→ **Stated task**
Copy each line of the data below exactly, leaving out pictures.

======== Raw data ========

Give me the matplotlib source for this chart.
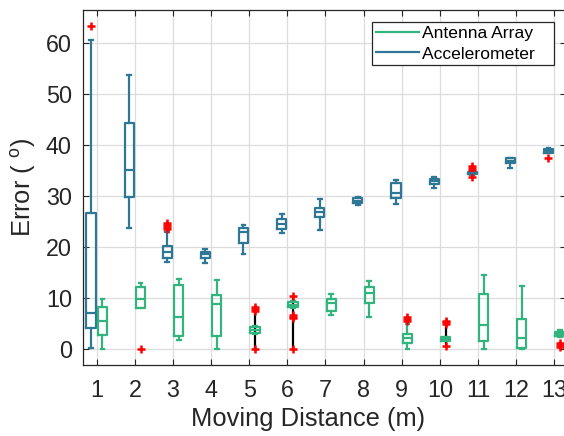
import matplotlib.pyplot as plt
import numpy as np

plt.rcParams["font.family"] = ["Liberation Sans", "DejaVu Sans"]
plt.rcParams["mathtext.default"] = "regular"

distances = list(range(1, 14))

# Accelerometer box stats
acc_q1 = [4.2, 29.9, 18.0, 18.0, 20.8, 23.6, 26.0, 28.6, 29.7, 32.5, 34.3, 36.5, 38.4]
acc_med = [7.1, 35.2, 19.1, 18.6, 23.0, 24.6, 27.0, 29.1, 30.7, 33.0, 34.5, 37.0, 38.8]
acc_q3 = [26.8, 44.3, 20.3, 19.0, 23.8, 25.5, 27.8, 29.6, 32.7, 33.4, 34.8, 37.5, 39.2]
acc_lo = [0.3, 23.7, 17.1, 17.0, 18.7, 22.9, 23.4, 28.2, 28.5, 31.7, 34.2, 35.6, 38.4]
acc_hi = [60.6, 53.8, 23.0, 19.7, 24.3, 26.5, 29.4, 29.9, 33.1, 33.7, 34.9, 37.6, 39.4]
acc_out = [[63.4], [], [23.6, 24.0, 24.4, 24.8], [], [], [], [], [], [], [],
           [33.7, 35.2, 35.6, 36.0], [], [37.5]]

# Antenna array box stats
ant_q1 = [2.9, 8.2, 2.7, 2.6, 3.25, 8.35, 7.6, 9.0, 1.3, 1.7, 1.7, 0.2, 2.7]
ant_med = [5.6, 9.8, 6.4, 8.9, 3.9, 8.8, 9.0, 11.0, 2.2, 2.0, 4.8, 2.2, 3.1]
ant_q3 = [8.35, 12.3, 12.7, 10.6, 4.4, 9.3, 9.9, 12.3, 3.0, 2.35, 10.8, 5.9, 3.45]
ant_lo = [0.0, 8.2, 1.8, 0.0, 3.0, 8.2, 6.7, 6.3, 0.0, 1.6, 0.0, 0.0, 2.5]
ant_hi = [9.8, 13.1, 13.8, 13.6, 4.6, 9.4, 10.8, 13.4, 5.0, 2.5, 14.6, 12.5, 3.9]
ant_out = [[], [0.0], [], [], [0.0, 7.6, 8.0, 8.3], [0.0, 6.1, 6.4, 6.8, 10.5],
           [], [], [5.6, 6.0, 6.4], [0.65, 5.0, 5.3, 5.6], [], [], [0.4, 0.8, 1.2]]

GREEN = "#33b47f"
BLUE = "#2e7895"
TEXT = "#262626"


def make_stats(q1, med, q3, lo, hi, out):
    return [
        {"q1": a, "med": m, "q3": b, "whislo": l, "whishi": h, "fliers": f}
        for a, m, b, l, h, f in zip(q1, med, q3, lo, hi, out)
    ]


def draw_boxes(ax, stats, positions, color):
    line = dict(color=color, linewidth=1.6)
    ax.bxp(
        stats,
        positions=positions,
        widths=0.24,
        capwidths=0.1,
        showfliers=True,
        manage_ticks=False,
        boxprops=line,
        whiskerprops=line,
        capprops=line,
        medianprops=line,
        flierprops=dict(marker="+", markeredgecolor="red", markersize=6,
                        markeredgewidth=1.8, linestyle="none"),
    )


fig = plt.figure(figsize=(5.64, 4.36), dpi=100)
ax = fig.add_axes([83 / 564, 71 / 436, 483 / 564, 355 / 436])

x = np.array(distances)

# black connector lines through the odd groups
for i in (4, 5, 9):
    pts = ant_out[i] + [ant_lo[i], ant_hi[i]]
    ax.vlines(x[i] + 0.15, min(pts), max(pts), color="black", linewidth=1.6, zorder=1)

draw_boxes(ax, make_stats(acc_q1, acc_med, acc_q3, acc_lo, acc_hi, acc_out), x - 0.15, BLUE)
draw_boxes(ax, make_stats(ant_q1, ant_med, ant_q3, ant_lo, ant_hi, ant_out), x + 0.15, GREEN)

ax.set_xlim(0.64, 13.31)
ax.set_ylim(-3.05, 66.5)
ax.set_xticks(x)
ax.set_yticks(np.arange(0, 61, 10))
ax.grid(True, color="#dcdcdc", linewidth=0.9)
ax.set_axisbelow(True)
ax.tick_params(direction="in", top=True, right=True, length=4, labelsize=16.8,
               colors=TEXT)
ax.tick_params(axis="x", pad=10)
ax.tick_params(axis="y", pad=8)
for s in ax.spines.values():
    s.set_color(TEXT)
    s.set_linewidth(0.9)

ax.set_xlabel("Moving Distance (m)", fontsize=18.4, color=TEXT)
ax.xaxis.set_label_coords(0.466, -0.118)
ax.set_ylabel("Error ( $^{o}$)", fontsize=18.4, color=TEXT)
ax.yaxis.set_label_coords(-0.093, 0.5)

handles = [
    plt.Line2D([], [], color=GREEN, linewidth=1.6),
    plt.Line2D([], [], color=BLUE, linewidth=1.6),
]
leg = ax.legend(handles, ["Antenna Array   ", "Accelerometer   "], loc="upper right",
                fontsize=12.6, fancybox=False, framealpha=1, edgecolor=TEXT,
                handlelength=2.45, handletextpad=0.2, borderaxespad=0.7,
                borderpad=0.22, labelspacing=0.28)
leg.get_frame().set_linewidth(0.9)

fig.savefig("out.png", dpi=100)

========

→ **Output of the task**
Give me the matplotlib source for this chart.
import matplotlib.pyplot as plt
import numpy as np

plt.rcParams["font.family"] = ["Liberation Sans", "DejaVu Sans"]
plt.rcParams["mathtext.default"] = "regular"

distances = list(range(1, 14))

# Accelerometer box stats
acc_q1 = [4.2, 29.9, 18.0, 18.0, 20.8, 23.6, 26.0, 28.6, 29.7, 32.5, 34.3, 36.5, 38.4]
acc_med = [7.1, 35.2, 19.1, 18.6, 23.0, 24.6, 27.0, 29.1, 30.7, 33.0, 34.5, 37.0, 38.8]
acc_q3 = [26.8, 44.3, 20.3, 19.0, 23.8, 25.5, 27.8, 29.6, 32.7, 33.4, 34.8, 37.5, 39.2]
acc_lo = [0.3, 23.7, 17.1, 17.0, 18.7, 22.9, 23.4, 28.2, 28.5, 31.7, 34.2, 35.6, 38.4]
acc_hi = [60.6, 53.8, 23.0, 19.7, 24.3, 26.5, 29.4, 29.9, 33.1, 33.7, 34.9, 37.6, 39.4]
acc_out = [[63.4], [], [23.6, 24.0, 24.4, 24.8], [], [], [], [], [], [], [],
           [33.7, 35.2, 35.6, 36.0], [], [37.5]]

# Antenna array box stats
ant_q1 = [2.9, 8.2, 2.7, 2.6, 3.25, 8.35, 7.6, 9.0, 1.3, 1.7, 1.7, 0.2, 2.7]
ant_med = [5.6, 9.8, 6.4, 8.9, 3.9, 8.8, 9.0, 11.0, 2.2, 2.0, 4.8, 2.2, 3.1]
ant_q3 = [8.35, 12.3, 12.7, 10.6, 4.4, 9.3, 9.9, 12.3, 3.0, 2.35, 10.8, 5.9, 3.45]
ant_lo = [0.0, 8.2, 1.8, 0.0, 3.0, 8.2, 6.7, 6.3, 0.0, 1.6, 0.0, 0.0, 2.5]
ant_hi = [9.8, 13.1, 13.8, 13.6, 4.6, 9.4, 10.8, 13.4, 5.0, 2.5, 14.6, 12.5, 3.9]
ant_out = [[], [0.0], [], [], [0.0, 7.6, 8.0, 8.3], [0.0, 6.1, 6.4, 6.8, 10.5],
           [], [], [5.6, 6.0, 6.4], [0.65, 5.0, 5.3, 5.6], [], [], [0.4, 0.8, 1.2]]

GREEN = "#33b47f"
BLUE = "#2e7895"
TEXT = "#262626"


def make_stats(q1, med, q3, lo, hi, out):
    return [
        {"q1": a, "med": m, "q3": b, "whislo": l, "whishi": h, "fliers": f}
        for a, m, b, l, h, f in zip(q1, med, q3, lo, hi, out)
    ]


def draw_boxes(ax, stats, positions, color):
    line = dict(color=color, linewidth=1.6)
    ax.bxp(
        stats,
        positions=positions,
        widths=0.24,
        capwidths=0.1,
        showfliers=True,
        manage_ticks=False,
        boxprops=line,
        whiskerprops=line,
        capprops=line,
        medianprops=line,
        flierprops=dict(marker="+", markeredgecolor="red", markersize=6,
                        markeredgewidth=1.8, linestyle="none"),
    )


fig = plt.figure(figsize=(5.64, 4.36), dpi=100)
ax = fig.add_axes([83 / 564, 71 / 436, 483 / 564, 355 / 436])

x = np.array(distances)

# black connector lines through the odd groups
for i in (4, 5, 9):
    pts = ant_out[i] + [ant_lo[i], ant_hi[i]]
    ax.vlines(x[i] + 0.15, min(pts), max(pts), color="black", linewidth=1.6, zorder=1)

draw_boxes(ax, make_stats(acc_q1, acc_med, acc_q3, acc_lo, acc_hi, acc_out), x - 0.15, BLUE)
draw_boxes(ax, make_stats(ant_q1, ant_med, ant_q3, ant_lo, ant_hi, ant_out), x + 0.15, GREEN)

ax.set_xlim(0.64, 13.31)
ax.set_ylim(-3.05, 66.5)
ax.set_xticks(x)
ax.set_yticks(np.arange(0, 61, 10))
ax.grid(True, color="#dcdcdc", linewidth=0.9)
ax.set_axisbelow(True)
ax.tick_params(direction="in", top=True, right=True, length=4, labelsize=16.8,
               colors=TEXT)
ax.tick_params(axis="x", pad=10)
ax.tick_params(axis="y", pad=8)
for s in ax.spines.values():
    s.set_color(TEXT)
    s.set_linewidth(0.9)

ax.set_xlabel("Moving Distance (m)", fontsize=18.4, color=TEXT)
ax.xaxis.set_label_coords(0.466, -0.118)
ax.set_ylabel("Error ( $^{o}$)", fontsize=18.4, color=TEXT)
ax.yaxis.set_label_coords(-0.093, 0.5)

handles = [
    plt.Line2D([], [], color=GREEN, linewidth=1.6),
    plt.Line2D([], [], color=BLUE, linewidth=1.6),
]
leg = ax.legend(handles, ["Antenna Array   ", "Accelerometer   "], loc="upper right",
                fontsize=12.6, fancybox=False, framealpha=1, edgecolor=TEXT,
                handlelength=2.45, handletextpad=0.2, borderaxespad=0.7,
                borderpad=0.22, labelspacing=0.28)
leg.get_frame().set_linewidth(0.9)

fig.savefig("out.png", dpi=100)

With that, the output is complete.